Prioritise: To start, list who you absolutely cannot get married without - this may include parents, grandparents, siblings and best friends. Do they have partners? How many people does that make? Some couples stop there, have a small intimate wedding and then tell the world. Maybe an informal post-wedding brunch or party sometime in the future for everyone else (but only if you want to) - it does give you the chance to celebrate all the people that were not invited on the day without paying a fortune to wine and dine them.
http://www.cuttingedgeentertainment.com/how-to-wow-your-wedding-guests/
If you are not getting married in your home town, or have chosen an unusual location, the decision may be taken out of your hands as some people will just not travel far.

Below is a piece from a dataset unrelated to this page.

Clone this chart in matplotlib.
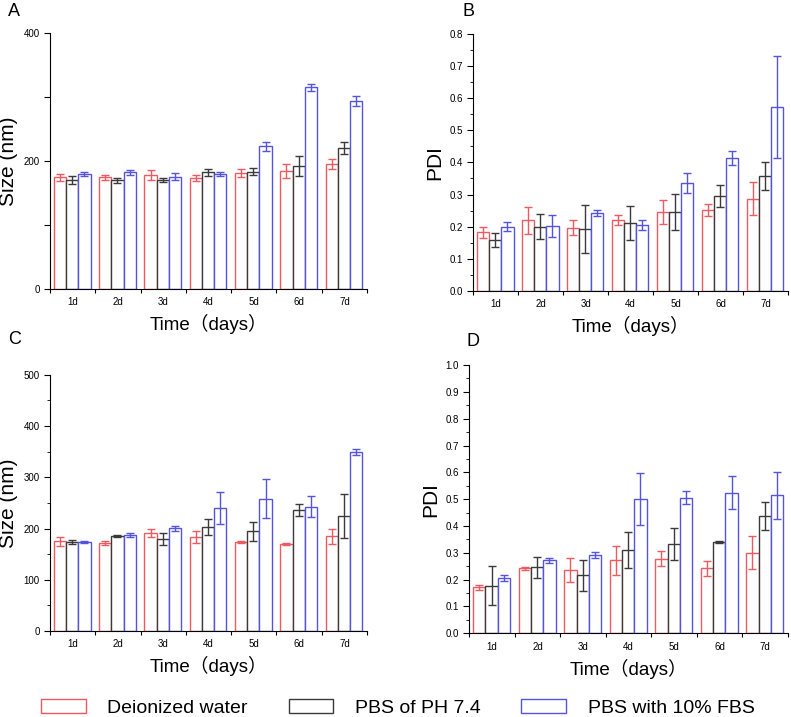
import numpy as np
import matplotlib.pyplot as plt
from matplotlib.patches import Patch
from matplotlib.ticker import MultipleLocator, FixedLocator, NullFormatter

plt.rcParams['font.family'] = ['Liberation Sans', 'Noto Sans CJK SC', 'DejaVu Sans']

days = ['1d', '2d', '3d', '4d', '5d', '6d', '7d']
series = ['Deionized water', 'PBS of PH 7.4', 'PBS with 10% FBS']
colors = ['#EE5A5F', '#3A3A3A', '#5454E0']

# A: size (nm)
a_water = [174.7, 175, 178, 174, 181.5, 184, 195.6]
a_water_err = [6, 4, 8, 5, 6, 11, 8]
a_pbs = [170.5, 170, 170.5, 182.5, 183.6, 192.4, 220.6]
a_pbs_err = [6, 4, 3, 5, 6, 15, 9]
a_fbs = [180, 182.5, 176, 179.4, 223.7, 315.5, 294.7]
a_fbs_err = [3, 4, 6, 3, 7, 5, 8]

# B: PDI
b_water = [0.182, 0.22, 0.197, 0.22, 0.245, 0.251, 0.287]
b_water_err = [0.018, 0.042, 0.024, 0.015, 0.038, 0.018, 0.052]
b_pbs = [0.158, 0.2, 0.191, 0.212, 0.245, 0.295, 0.358]
b_pbs_err = [0.021, 0.04, 0.075, 0.053, 0.057, 0.034, 0.043]
b_fbs = [0.2, 0.201, 0.243, 0.206, 0.335, 0.414, 0.574]
b_fbs_err = [0.013, 0.034, 0.01, 0.016, 0.031, 0.022, 0.159]

# C: size (nm)
c_water = [174.9, 172.3, 191.2, 184, 173.6, 170.4, 184.7]
c_water_err = [9, 4, 7.5, 12, 2, 2, 14]
c_pbs = [173.6, 184.7, 179.5, 203.5, 194.4, 236.7, 223.7]
c_pbs_err = [3, 2, 11, 16, 18, 11.5, 43]
c_fbs = [173.6, 186.6, 200.3, 240.6, 258, 242.5, 349]
c_fbs_err = [2, 4, 5.5, 31, 38, 21, 6]

# D: PDI
d_water = [0.171, 0.243, 0.237, 0.272, 0.278, 0.242, 0.3]
d_water_err = [0.009, 0.006, 0.045, 0.055, 0.027, 0.028, 0.062]
d_pbs = [0.178, 0.246, 0.217, 0.309, 0.333, 0.339, 0.437]
d_pbs_err = [0.073, 0.04, 0.058, 0.067, 0.059, 0.004, 0.053]
d_fbs = [0.207, 0.272, 0.291, 0.499, 0.506, 0.524, 0.514]
d_fbs_err = [0.012, 0.01, 0.012, 0.097, 0.025, 0.062, 0.087]

fig = plt.figure(figsize=(7.91, 7.17), dpi=100)


def panel(rect, vals, errs, ylabel, ymax, major, minor, letter, letter_xy, label_every=None):
    ax = fig.add_axes(rect)
    x = np.arange(1, len(days) + 1)
    w = 0.27
    for k, (v, e, c) in enumerate(zip(vals, errs, colors)):
        xs = x + (k - 1) * w - 0.01
        ax.bar(xs, v, width=w, facecolor='white', edgecolor=c, linewidth=1.0)
        ax.errorbar(xs, v, yerr=e, fmt='none', ecolor=c, elinewidth=1.0, capsize=3, capthick=1.0)
    ax.set_xlim(0.5, len(days) + 0.5)
    ax.set_ylim(0, ymax)
    # ticks sit between the day groups, labels in the middle
    ax.xaxis.set_major_locator(FixedLocator(np.arange(0.5, len(days) + 1)))
    ax.xaxis.set_major_formatter(NullFormatter())
    ax.xaxis.set_minor_locator(FixedLocator(x))
    ax.set_xticklabels(days, minor=True)
    ax.tick_params(axis='x', which='minor', length=0, labelsize=7, pad=6)
    ax.tick_params(axis='x', which='major', length=3, direction='out')
    ax.yaxis.set_major_locator(MultipleLocator(major))
    ax.yaxis.set_minor_locator(MultipleLocator(minor))
    ax.tick_params(axis='y', which='major', length=4, labelsize=7)
    ax.tick_params(axis='y', which='minor', length=2)
    if label_every:
        ax.yaxis.set_major_formatter(
            plt.FuncFormatter(lambda v, p: f'{v:g}' if round(v) % label_every == 0 else ''))
    else:
        ax.yaxis.set_major_formatter(plt.FuncFormatter(lambda v, p: f'{v:.1f}'))
    for s in ['top', 'right']:
        ax.spines[s].set_visible(False)
    ax.set_ylabel(ylabel, fontsize=15)
    ax.set_xlabel('Time（days）', fontsize=13.5, labelpad=5)
    fig.text(letter_xy[0] / 791, 1 - letter_xy[1] / 717, letter, fontsize=13, va='center', ha='left')
    return ax


axA = panel([0.0632, 0.5969, 0.4008, 0.3566], [a_water, a_pbs, a_fbs],
            [a_water_err, a_pbs_err, a_fbs_err], 'Size (nm)', 400, 100, 100, 'A', (8, 11), label_every=200)
axA.yaxis.set_minor_locator(plt.NullLocator())
axB = panel([0.5984, 0.5946, 0.3978, 0.3576], [b_water, b_pbs, b_fbs],
            [b_water_err, b_pbs_err, b_fbs_err], 'PDI', 0.8, 0.1, 0.05, 'B', (463, 11))
axC = panel([0.0632, 0.1199, 0.4008, 0.3575], [c_water, c_pbs, c_fbs],
            [c_water_err, c_pbs_err, c_fbs_err], 'Size (nm)', 500, 100, 50, 'C', (8, 340),
            label_every=100)
axD = panel([0.5933, 0.1167, 0.4029, 0.3742], [d_water, d_pbs, d_fbs],
            [d_water_err, d_pbs_err, d_fbs_err], 'PDI', 1.0, 0.1, 0.05, 'D', (466, 342))

handles = [Patch(facecolor='white', edgecolor=c, linewidth=1.0) for c in colors]
fig.legend(handles, series, loc='center', bbox_to_anchor=(0.503, 1 - 708 / 717), ncol=3,
           frameon=False, fontsize=14, handlelength=2.3, handleheight=0.67,
           handletextpad=1.1, columnspacing=2.1, borderpad=0.1)

fig.savefig('out.png', dpi=100)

On the other hand, others may enjoy the opportunity to spend a bit more time with you and make a mini-break out of the big day. Again, asking some friends to spend on travel and accommodation can be tricky, as well as the pressure of providing a gift for you too...you could always elope on your own and then come home married to save a lot of complications...

If you feel that you need to invite all your family, start with your nearest and dearest aunts & uncles, cousins and their partners. Weigh up which of the two of you have the larger family - maybe there are some close friends on the smaller sized family side that you would really like to include, maybe not. Sometimes it can be complicated when all these extended family members have partners that you don't really know - you may then have to invite them all.Too often people are pressured into asking everyone including their workmates, old friends and people that you really haven't had contact with for years - are they important to you?
http://www.brides.com/blogs/aisle-say/2014/06/wedding-guest-tips.htm
Please keep in mind that it is your wedding and it's up to you who is invited. This can be a difficult subject, and you will be pressured by others to include long lost friends and relatives - but ultimately it IS up to you. Be very clear why you are/are not inviting people and stick to your guns!